Dez de Espadas ou Dez de Gládios, tanto faz, em seu significado moderno o arcano menor intitulado dessa forma traz a imagem, no Rider Waite, de um indivíduo deitado de costas, sangrando, tendo 10 lâminas fincadas em suas costas, enquanto o alvorecer anuncia um novo dia. À primeira vista a figura choca e nos lança uma pergunta: por que o humano sofreu tantos golpes e de tantas espadas? Seria ele um inimigo poderoso, um alvo odiado ou apenas alguém que sofreu injustamente uma retaliação, vítima de um crime?
Todo arcano menor numerado como 10 encerra em si a sequência dos naipes e, consequentemente, uma narrativa. Sugere conclusão, finalização, coroação ou desfecho. Se projetado através do naipe de espadas (onde temos o mundo mental, da lógica e do raciocínio, de como a mente pode nos pregar peças e como podemos ser traídos por nossos próprios pensamentos; também revela a frieza intelectual e a capacidade de entendimento) temos a dureza/frieza do metal como metáfora. Em essência, espadas diz respeito a ciência, mas também ao poder de luta, à (desafiadora) convivência humana, provando que também a palavra “fere e mata”.

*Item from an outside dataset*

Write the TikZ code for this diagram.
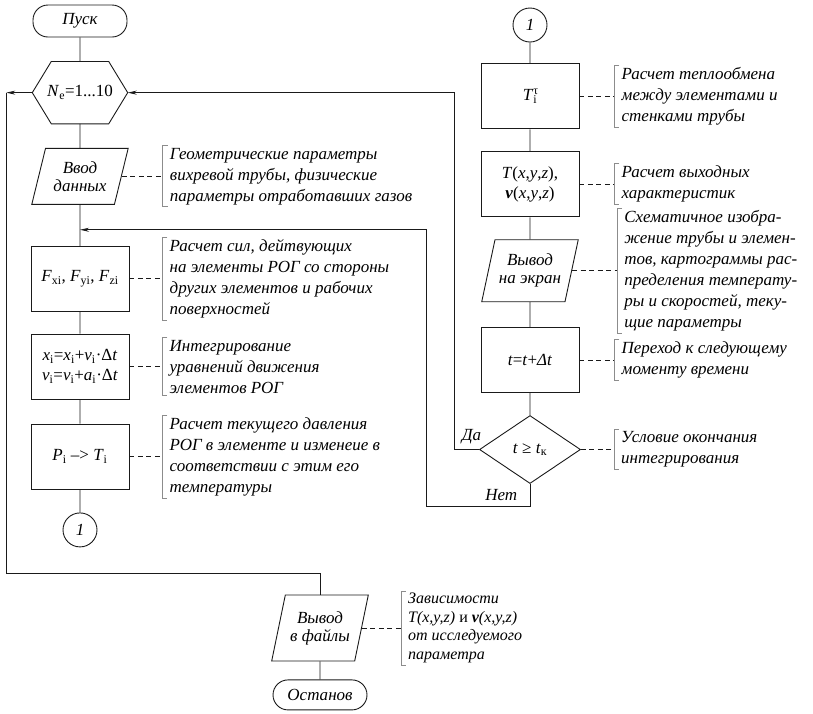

Sempre me pautei pelo axioma máximo desse arcano: “o fim da dor ou a dor do fim”. Oriundo do 9 de Espadas que implica em enfrentar os tormentos interiores e nossos próprios demônios, algumas vezes o 10 de Espadas pode ser associado aos suicidas, mas isso seria muito simplista, já que o haraquiri (prática antiga entre os japoneses nobres e guerreiros num ato de resgatar sua dignidade e honra) consistia em utilizar normalmente uma katana para perfurar o ventre. Ou seja, impraticável definir como um ato “suicida” resumidamente esse arcano. Outro fator que chama a atenção é o fato das espadas atingirem as costas, dando sentido de distração, tomando a pessoa num ato covarde, sem defesa, desguarnecida de proteção, culminando na insana quantidade de gládios pelo seu corpo. Ou seja, quem quer que seja, não teve tempo de reagir.
O 10 de Espadas pode ser observado na maioria das vezes como um “golpe de misericórdia” em algumas leituras realizadas com o tarô. Sinaliza que, apesar dos pesares, tudo chegou ao seu fim. No entanto, mesmo considerando a cessação da dor, as marcas indeléveis tendem a ficar, impossível sair de um golpe de uma afiada lâmina sem algumas cicatrizes. O mais relevante no sentido e significado simbólico é admitirmos que a coisa chegou ao seu fim. Para alguns, pode ser interpretado como alívio após um penoso período de provações; para outros, é difícil admitir que talvez tenham “nadado e morrido na praia”. De qualquer modo, a imagem simbólica fala que fomos apunhalados pelas costas e, talvez, não tenhamos tempo de saber quem nos atingiu. De costas, revelando nosso ponto fraco, nos tornamos presas fáceis do suposto opositor. Normalmente somos golpeados quando menos esperamos, talvez por relaxarmos demais e não fortalecermos nossas defesas. Esse arcano pode revelar onde está o nosso “calcanhar de Aquiles”. De outro modo, também revela como podemos cair diante de nossas palavras ou ideias, e acabamos amargurando um arrependimento.
O alvorecer promete um novo dia, dissipando as trevas no entorno. Nosso inimigo caiu ou fomos nós? Não estávamos postergando o inevitável? Não se perde o que não se tem. O 10 de Espadas aponta para a desistência algumas vezes, como se, cercados de tantos problemas, fôssemos incapazes de resolver cada coisa em seu tempo. Atingidos por uma avalanche de dificuldades, acabamos por “jogar a toalha” e simplesmente desejamos romper com o que está nos causando tanto mal. Há uma frase do poeta Carlos Drummond de Andrade que diz que “ a dor é inevitável, o sofrimento é opcional” traduzindo-se como o fim de uma história que nos dá a impressão de fatalidade, mas também pode ser lida como libertação. Não há nada mais sofrível do que permanecer num estado de penúria física, mental, psicológica, emocional, espiritual, etc. Tudo que acabamos por pedir é por uma espécie de “eutanásia” existencial. Não no sentido de morrer na acepção da palavra, mas que tudo que experimentamos de sofrimento logo acabe. E, para tanto, é preciso nos sujeitarmos aos gládios que a vida nos impõe, para termos certeza que aquilo que um dia foi motivo de tantos males para nós realmente chegue ao seu fim.